-- THE EXERCISE --
Copy the data exactly; pictures stay out of the copy.

-------- SOURCE EXCERPT --------

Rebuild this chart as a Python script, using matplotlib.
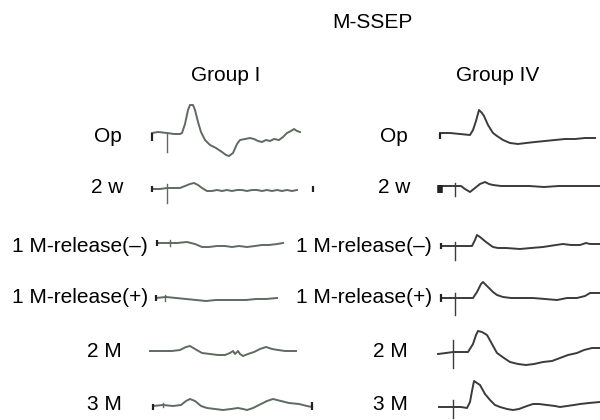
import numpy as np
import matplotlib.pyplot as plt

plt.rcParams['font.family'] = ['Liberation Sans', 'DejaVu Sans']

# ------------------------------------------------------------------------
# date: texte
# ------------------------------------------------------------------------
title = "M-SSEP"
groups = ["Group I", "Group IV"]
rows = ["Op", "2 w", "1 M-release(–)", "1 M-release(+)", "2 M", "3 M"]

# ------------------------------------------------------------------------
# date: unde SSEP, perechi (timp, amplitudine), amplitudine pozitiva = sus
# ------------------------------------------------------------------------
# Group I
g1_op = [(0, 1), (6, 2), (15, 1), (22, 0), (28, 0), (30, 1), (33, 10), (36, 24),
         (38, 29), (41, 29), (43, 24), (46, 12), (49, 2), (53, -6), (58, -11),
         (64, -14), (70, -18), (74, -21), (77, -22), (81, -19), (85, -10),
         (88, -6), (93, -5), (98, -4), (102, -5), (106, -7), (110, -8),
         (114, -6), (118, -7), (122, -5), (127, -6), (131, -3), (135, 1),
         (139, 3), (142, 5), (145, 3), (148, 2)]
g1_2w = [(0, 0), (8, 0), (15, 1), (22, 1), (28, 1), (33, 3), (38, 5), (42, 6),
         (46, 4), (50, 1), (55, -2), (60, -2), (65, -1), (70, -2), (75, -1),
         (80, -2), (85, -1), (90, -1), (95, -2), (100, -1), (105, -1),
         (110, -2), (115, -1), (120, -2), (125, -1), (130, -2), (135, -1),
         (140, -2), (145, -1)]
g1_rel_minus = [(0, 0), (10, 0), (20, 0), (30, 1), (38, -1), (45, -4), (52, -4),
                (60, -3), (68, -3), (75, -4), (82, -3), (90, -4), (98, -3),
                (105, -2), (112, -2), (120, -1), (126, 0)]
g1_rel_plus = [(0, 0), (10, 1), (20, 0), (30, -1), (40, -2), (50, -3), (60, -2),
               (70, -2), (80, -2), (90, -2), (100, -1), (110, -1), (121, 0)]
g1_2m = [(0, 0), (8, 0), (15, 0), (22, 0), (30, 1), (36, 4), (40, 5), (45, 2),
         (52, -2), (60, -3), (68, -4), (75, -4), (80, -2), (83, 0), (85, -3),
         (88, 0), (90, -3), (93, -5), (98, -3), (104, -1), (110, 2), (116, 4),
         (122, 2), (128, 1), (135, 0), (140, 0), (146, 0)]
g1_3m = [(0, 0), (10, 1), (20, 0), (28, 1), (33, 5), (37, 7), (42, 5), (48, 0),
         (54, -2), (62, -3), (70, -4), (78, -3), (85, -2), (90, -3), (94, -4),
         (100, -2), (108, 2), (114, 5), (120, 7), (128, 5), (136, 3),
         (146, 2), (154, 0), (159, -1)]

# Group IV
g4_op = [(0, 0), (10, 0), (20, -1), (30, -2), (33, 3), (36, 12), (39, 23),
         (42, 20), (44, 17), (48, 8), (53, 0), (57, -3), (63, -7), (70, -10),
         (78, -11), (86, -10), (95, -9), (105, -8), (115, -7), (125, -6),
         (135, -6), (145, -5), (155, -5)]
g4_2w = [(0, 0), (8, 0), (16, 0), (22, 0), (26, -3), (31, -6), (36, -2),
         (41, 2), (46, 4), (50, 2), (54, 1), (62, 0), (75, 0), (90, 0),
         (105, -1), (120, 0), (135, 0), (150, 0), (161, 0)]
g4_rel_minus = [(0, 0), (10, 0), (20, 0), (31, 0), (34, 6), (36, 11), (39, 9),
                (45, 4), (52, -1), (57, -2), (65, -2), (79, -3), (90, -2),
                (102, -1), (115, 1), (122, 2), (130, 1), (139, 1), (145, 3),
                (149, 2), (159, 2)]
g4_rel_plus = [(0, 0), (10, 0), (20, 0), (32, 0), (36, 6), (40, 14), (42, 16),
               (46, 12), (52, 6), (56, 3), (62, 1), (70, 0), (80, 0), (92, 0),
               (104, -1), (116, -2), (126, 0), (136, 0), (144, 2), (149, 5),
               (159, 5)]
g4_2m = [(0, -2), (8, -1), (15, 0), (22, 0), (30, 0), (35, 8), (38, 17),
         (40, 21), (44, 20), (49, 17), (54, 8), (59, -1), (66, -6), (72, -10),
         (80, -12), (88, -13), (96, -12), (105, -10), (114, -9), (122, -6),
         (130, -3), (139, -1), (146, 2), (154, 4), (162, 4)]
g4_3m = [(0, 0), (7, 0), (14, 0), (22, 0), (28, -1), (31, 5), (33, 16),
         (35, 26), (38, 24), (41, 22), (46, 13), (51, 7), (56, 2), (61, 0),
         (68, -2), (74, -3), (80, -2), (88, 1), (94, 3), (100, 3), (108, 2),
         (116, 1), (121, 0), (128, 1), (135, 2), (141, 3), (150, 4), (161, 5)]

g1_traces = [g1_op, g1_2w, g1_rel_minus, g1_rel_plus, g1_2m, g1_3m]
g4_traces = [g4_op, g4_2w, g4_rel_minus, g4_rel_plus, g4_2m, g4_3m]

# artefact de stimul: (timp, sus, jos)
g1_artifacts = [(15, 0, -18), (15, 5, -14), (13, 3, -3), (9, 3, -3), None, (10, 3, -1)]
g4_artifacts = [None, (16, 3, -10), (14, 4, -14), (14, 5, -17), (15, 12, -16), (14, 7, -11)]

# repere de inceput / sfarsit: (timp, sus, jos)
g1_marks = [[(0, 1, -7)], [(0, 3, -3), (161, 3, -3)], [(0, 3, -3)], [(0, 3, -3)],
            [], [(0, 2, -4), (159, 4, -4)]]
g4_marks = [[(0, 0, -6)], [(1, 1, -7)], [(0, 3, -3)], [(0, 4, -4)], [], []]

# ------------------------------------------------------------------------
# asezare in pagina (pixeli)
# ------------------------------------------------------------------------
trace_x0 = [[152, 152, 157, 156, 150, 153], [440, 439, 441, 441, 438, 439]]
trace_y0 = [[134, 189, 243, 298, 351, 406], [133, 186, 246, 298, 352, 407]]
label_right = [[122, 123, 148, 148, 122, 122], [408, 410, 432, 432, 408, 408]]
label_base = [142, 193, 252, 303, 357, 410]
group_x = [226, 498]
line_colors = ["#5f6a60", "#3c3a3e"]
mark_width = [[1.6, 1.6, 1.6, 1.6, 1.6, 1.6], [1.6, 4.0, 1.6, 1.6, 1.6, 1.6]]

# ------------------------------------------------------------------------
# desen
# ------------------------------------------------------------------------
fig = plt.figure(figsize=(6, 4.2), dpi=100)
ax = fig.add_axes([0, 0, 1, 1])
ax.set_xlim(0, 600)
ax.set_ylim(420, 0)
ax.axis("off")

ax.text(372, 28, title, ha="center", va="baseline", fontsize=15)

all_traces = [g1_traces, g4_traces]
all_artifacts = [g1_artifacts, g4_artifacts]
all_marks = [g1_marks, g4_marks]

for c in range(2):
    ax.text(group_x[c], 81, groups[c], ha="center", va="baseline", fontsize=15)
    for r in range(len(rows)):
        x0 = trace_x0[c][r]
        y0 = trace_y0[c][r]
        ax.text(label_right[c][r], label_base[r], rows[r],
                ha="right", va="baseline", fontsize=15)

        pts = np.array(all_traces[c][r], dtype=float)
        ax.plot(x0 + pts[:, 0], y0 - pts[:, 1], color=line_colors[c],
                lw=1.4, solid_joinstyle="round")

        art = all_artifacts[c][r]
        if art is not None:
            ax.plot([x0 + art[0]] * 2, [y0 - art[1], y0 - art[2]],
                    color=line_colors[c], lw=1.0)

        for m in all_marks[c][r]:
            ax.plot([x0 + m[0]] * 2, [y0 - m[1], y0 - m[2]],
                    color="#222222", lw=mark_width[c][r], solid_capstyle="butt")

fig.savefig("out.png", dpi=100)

--------

-- EXERCISE ANSWER --
Rebuild this chart as a Python script, using matplotlib.
import numpy as np
import matplotlib.pyplot as plt

plt.rcParams['font.family'] = ['Liberation Sans', 'DejaVu Sans']

# ------------------------------------------------------------------------
# date: texte
# ------------------------------------------------------------------------
title = "M-SSEP"
groups = ["Group I", "Group IV"]
rows = ["Op", "2 w", "1 M-release(–)", "1 M-release(+)", "2 M", "3 M"]

# ------------------------------------------------------------------------
# date: unde SSEP, perechi (timp, amplitudine), amplitudine pozitiva = sus
# ------------------------------------------------------------------------
# Group I
g1_op = [(0, 1), (6, 2), (15, 1), (22, 0), (28, 0), (30, 1), (33, 10), (36, 24),
         (38, 29), (41, 29), (43, 24), (46, 12), (49, 2), (53, -6), (58, -11),
         (64, -14), (70, -18), (74, -21), (77, -22), (81, -19), (85, -10),
         (88, -6), (93, -5), (98, -4), (102, -5), (106, -7), (110, -8),
         (114, -6), (118, -7), (122, -5), (127, -6), (131, -3), (135, 1),
         (139, 3), (142, 5), (145, 3), (148, 2)]
g1_2w = [(0, 0), (8, 0), (15, 1), (22, 1), (28, 1), (33, 3), (38, 5), (42, 6),
         (46, 4), (50, 1), (55, -2), (60, -2), (65, -1), (70, -2), (75, -1),
         (80, -2), (85, -1), (90, -1), (95, -2), (100, -1), (105, -1),
         (110, -2), (115, -1), (120, -2), (125, -1), (130, -2), (135, -1),
         (140, -2), (145, -1)]
g1_rel_minus = [(0, 0), (10, 0), (20, 0), (30, 1), (38, -1), (45, -4), (52, -4),
                (60, -3), (68, -3), (75, -4), (82, -3), (90, -4), (98, -3),
                (105, -2), (112, -2), (120, -1), (126, 0)]
g1_rel_plus = [(0, 0), (10, 1), (20, 0), (30, -1), (40, -2), (50, -3), (60, -2),
               (70, -2), (80, -2), (90, -2), (100, -1), (110, -1), (121, 0)]
g1_2m = [(0, 0), (8, 0), (15, 0), (22, 0), (30, 1), (36, 4), (40, 5), (45, 2),
         (52, -2), (60, -3), (68, -4), (75, -4), (80, -2), (83, 0), (85, -3),
         (88, 0), (90, -3), (93, -5), (98, -3), (104, -1), (110, 2), (116, 4),
         (122, 2), (128, 1), (135, 0), (140, 0), (146, 0)]
g1_3m = [(0, 0), (10, 1), (20, 0), (28, 1), (33, 5), (37, 7), (42, 5), (48, 0),
         (54, -2), (62, -3), (70, -4), (78, -3), (85, -2), (90, -3), (94, -4),
         (100, -2), (108, 2), (114, 5), (120, 7), (128, 5), (136, 3),
         (146, 2), (154, 0), (159, -1)]

# Group IV
g4_op = [(0, 0), (10, 0), (20, -1), (30, -2), (33, 3), (36, 12), (39, 23),
         (42, 20), (44, 17), (48, 8), (53, 0), (57, -3), (63, -7), (70, -10),
         (78, -11), (86, -10), (95, -9), (105, -8), (115, -7), (125, -6),
         (135, -6), (145, -5), (155, -5)]
g4_2w = [(0, 0), (8, 0), (16, 0), (22, 0), (26, -3), (31, -6), (36, -2),
         (41, 2), (46, 4), (50, 2), (54, 1), (62, 0), (75, 0), (90, 0),
         (105, -1), (120, 0), (135, 0), (150, 0), (161, 0)]
g4_rel_minus = [(0, 0), (10, 0), (20, 0), (31, 0), (34, 6), (36, 11), (39, 9),
                (45, 4), (52, -1), (57, -2), (65, -2), (79, -3), (90, -2),
                (102, -1), (115, 1), (122, 2), (130, 1), (139, 1), (145, 3),
                (149, 2), (159, 2)]
g4_rel_plus = [(0, 0), (10, 0), (20, 0), (32, 0), (36, 6), (40, 14), (42, 16),
               (46, 12), (52, 6), (56, 3), (62, 1), (70, 0), (80, 0), (92, 0),
               (104, -1), (116, -2), (126, 0), (136, 0), (144, 2), (149, 5),
               (159, 5)]
g4_2m = [(0, -2), (8, -1), (15, 0), (22, 0), (30, 0), (35, 8), (38, 17),
         (40, 21), (44, 20), (49, 17), (54, 8), (59, -1), (66, -6), (72, -10),
         (80, -12), (88, -13), (96, -12), (105, -10), (114, -9), (122, -6),
         (130, -3), (139, -1), (146, 2), (154, 4), (162, 4)]
g4_3m = [(0, 0), (7, 0), (14, 0), (22, 0), (28, -1), (31, 5), (33, 16),
         (35, 26), (38, 24), (41, 22), (46, 13), (51, 7), (56, 2), (61, 0),
         (68, -2), (74, -3), (80, -2), (88, 1), (94, 3), (100, 3), (108, 2),
         (116, 1), (121, 0), (128, 1), (135, 2), (141, 3), (150, 4), (161, 5)]

g1_traces = [g1_op, g1_2w, g1_rel_minus, g1_rel_plus, g1_2m, g1_3m]
g4_traces = [g4_op, g4_2w, g4_rel_minus, g4_rel_plus, g4_2m, g4_3m]

# artefact de stimul: (timp, sus, jos)
g1_artifacts = [(15, 0, -18), (15, 5, -14), (13, 3, -3), (9, 3, -3), None, (10, 3, -1)]
g4_artifacts = [None, (16, 3, -10), (14, 4, -14), (14, 5, -17), (15, 12, -16), (14, 7, -11)]

# repere de inceput / sfarsit: (timp, sus, jos)
g1_marks = [[(0, 1, -7)], [(0, 3, -3), (161, 3, -3)], [(0, 3, -3)], [(0, 3, -3)],
            [], [(0, 2, -4), (159, 4, -4)]]
g4_marks = [[(0, 0, -6)], [(1, 1, -7)], [(0, 3, -3)], [(0, 4, -4)], [], []]

# ------------------------------------------------------------------------
# asezare in pagina (pixeli)
# ------------------------------------------------------------------------
trace_x0 = [[152, 152, 157, 156, 150, 153], [440, 439, 441, 441, 438, 439]]
trace_y0 = [[134, 189, 243, 298, 351, 406], [133, 186, 246, 298, 352, 407]]
label_right = [[122, 123, 148, 148, 122, 122], [408, 410, 432, 432, 408, 408]]
label_base = [142, 193, 252, 303, 357, 410]
group_x = [226, 498]
line_colors = ["#5f6a60", "#3c3a3e"]
mark_width = [[1.6, 1.6, 1.6, 1.6, 1.6, 1.6], [1.6, 4.0, 1.6, 1.6, 1.6, 1.6]]

# ------------------------------------------------------------------------
# desen
# ------------------------------------------------------------------------
fig = plt.figure(figsize=(6, 4.2), dpi=100)
ax = fig.add_axes([0, 0, 1, 1])
ax.set_xlim(0, 600)
ax.set_ylim(420, 0)
ax.axis("off")

ax.text(372, 28, title, ha="center", va="baseline", fontsize=15)

all_traces = [g1_traces, g4_traces]
all_artifacts = [g1_artifacts, g4_artifacts]
all_marks = [g1_marks, g4_marks]

for c in range(2):
    ax.text(group_x[c], 81, groups[c], ha="center", va="baseline", fontsize=15)
    for r in range(len(rows)):
        x0 = trace_x0[c][r]
        y0 = trace_y0[c][r]
        ax.text(label_right[c][r], label_base[r], rows[r],
                ha="right", va="baseline", fontsize=15)

        pts = np.array(all_traces[c][r], dtype=float)
        ax.plot(x0 + pts[:, 0], y0 - pts[:, 1], color=line_colors[c],
                lw=1.4, solid_joinstyle="round")

        art = all_artifacts[c][r]
        if art is not None:
            ax.plot([x0 + art[0]] * 2, [y0 - art[1], y0 - art[2]],
                    color=line_colors[c], lw=1.0)

        for m in all_marks[c][r]:
            ax.plot([x0 + m[0]] * 2, [y0 - m[1], y0 - m[2]],
                    color="#222222", lw=mark_width[c][r], solid_capstyle="butt")

fig.savefig("out.png", dpi=100)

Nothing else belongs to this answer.